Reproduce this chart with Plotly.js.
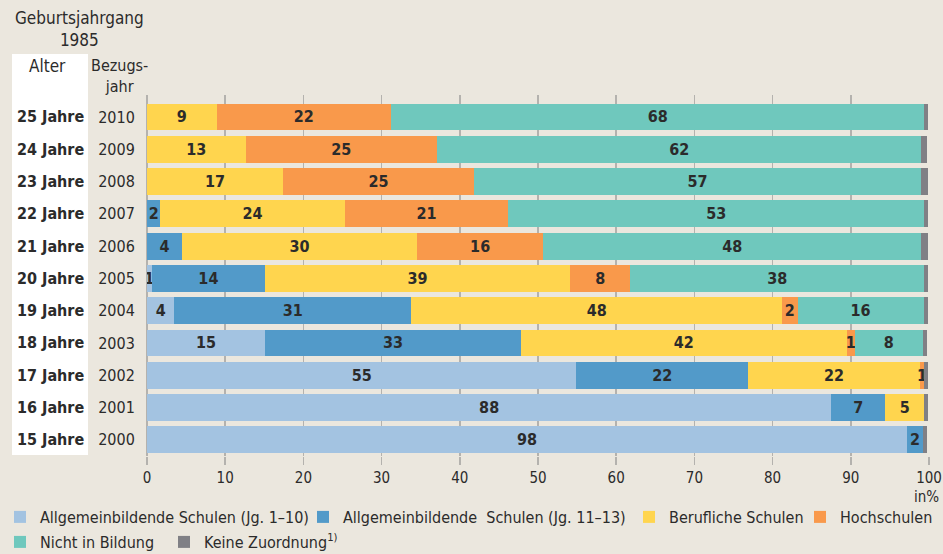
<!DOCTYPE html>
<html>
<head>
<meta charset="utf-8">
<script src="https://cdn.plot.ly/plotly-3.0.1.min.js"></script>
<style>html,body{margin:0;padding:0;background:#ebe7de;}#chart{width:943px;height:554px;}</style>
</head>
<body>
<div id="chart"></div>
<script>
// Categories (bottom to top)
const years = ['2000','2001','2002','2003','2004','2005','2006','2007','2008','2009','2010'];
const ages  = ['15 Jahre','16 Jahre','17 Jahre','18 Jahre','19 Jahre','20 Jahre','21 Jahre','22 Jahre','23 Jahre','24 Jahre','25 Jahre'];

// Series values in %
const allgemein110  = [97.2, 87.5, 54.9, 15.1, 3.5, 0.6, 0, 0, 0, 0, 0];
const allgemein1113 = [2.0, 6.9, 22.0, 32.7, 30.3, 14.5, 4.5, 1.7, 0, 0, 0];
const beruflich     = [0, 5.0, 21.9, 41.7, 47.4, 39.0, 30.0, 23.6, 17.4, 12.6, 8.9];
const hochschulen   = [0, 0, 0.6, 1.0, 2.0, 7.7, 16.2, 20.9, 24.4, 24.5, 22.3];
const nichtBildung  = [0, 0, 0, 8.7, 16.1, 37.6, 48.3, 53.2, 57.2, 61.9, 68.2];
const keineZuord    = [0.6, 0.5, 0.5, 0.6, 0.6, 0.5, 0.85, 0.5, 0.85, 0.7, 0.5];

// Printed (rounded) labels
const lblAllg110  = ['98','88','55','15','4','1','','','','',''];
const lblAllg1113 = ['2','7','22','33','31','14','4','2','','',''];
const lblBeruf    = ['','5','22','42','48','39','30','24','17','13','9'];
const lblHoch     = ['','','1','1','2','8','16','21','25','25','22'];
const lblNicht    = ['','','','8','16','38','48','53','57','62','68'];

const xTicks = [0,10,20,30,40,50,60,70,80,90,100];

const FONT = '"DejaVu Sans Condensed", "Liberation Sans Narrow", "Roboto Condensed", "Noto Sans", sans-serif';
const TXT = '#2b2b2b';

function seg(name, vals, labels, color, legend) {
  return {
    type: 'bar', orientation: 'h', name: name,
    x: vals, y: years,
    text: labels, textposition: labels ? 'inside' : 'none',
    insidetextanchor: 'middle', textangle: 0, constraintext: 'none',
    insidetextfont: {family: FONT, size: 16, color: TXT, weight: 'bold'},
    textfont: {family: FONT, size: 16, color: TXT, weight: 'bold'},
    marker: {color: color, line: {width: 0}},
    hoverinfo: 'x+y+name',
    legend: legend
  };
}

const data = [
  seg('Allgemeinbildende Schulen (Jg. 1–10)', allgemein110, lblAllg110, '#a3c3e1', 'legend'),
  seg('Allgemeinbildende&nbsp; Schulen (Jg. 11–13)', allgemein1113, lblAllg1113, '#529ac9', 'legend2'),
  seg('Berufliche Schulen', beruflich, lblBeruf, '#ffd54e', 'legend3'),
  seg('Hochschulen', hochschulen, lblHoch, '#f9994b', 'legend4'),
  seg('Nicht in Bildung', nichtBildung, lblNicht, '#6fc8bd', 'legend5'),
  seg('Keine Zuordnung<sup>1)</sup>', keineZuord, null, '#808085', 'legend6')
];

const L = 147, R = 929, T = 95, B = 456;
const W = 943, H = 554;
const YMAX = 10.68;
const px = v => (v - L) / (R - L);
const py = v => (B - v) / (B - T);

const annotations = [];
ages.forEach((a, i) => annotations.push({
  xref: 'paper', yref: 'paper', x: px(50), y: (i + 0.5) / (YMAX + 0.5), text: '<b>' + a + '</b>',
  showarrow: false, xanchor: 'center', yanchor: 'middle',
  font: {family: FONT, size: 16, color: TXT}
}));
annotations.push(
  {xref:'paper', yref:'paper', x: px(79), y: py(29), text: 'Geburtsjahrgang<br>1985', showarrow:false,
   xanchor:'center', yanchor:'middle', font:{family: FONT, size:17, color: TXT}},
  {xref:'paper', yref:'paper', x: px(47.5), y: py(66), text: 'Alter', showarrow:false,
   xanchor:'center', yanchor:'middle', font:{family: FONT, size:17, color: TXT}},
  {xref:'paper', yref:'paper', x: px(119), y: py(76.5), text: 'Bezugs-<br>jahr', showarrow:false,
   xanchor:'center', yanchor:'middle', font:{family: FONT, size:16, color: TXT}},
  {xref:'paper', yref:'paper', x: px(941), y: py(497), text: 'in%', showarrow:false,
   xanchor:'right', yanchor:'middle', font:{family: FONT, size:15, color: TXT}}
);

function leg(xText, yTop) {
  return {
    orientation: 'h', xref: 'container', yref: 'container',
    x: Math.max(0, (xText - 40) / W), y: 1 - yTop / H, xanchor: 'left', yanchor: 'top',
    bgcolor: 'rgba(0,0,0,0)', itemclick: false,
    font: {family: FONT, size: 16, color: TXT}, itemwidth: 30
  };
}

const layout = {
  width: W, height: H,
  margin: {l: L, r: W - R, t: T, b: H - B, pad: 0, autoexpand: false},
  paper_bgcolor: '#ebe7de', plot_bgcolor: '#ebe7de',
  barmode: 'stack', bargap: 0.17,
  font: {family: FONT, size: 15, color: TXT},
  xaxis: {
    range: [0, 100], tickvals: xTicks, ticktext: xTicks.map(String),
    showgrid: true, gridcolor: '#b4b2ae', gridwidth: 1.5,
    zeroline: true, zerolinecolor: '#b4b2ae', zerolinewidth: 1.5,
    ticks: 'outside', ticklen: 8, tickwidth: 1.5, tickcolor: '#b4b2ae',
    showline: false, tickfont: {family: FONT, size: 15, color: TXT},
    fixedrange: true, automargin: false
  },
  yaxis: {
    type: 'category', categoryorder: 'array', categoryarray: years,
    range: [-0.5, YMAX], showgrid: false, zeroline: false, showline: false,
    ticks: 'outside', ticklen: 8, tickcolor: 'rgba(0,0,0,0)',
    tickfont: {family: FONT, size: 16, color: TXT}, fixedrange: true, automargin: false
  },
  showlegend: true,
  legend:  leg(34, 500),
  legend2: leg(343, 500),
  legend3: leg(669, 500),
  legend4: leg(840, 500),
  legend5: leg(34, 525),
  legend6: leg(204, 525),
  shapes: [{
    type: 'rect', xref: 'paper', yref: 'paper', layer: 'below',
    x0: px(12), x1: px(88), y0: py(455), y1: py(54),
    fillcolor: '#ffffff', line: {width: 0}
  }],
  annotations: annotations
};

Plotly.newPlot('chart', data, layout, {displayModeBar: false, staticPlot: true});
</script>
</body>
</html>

## PROBLEM REQUIREMENTS:
Identify the lines of the data that contain the word "chart". Copy each of them.

## RESULT OF THE TASK:
Reproduce this chart with Plotly.js.
<style>html,body{margin:0;padding:0;background:#ebe7de;}#chart{width:943px;height:554px;}</style>
<div id="chart"></div>
Plotly.newPlot('chart', data, layout, {displayModeBar: false, staticPlot: true});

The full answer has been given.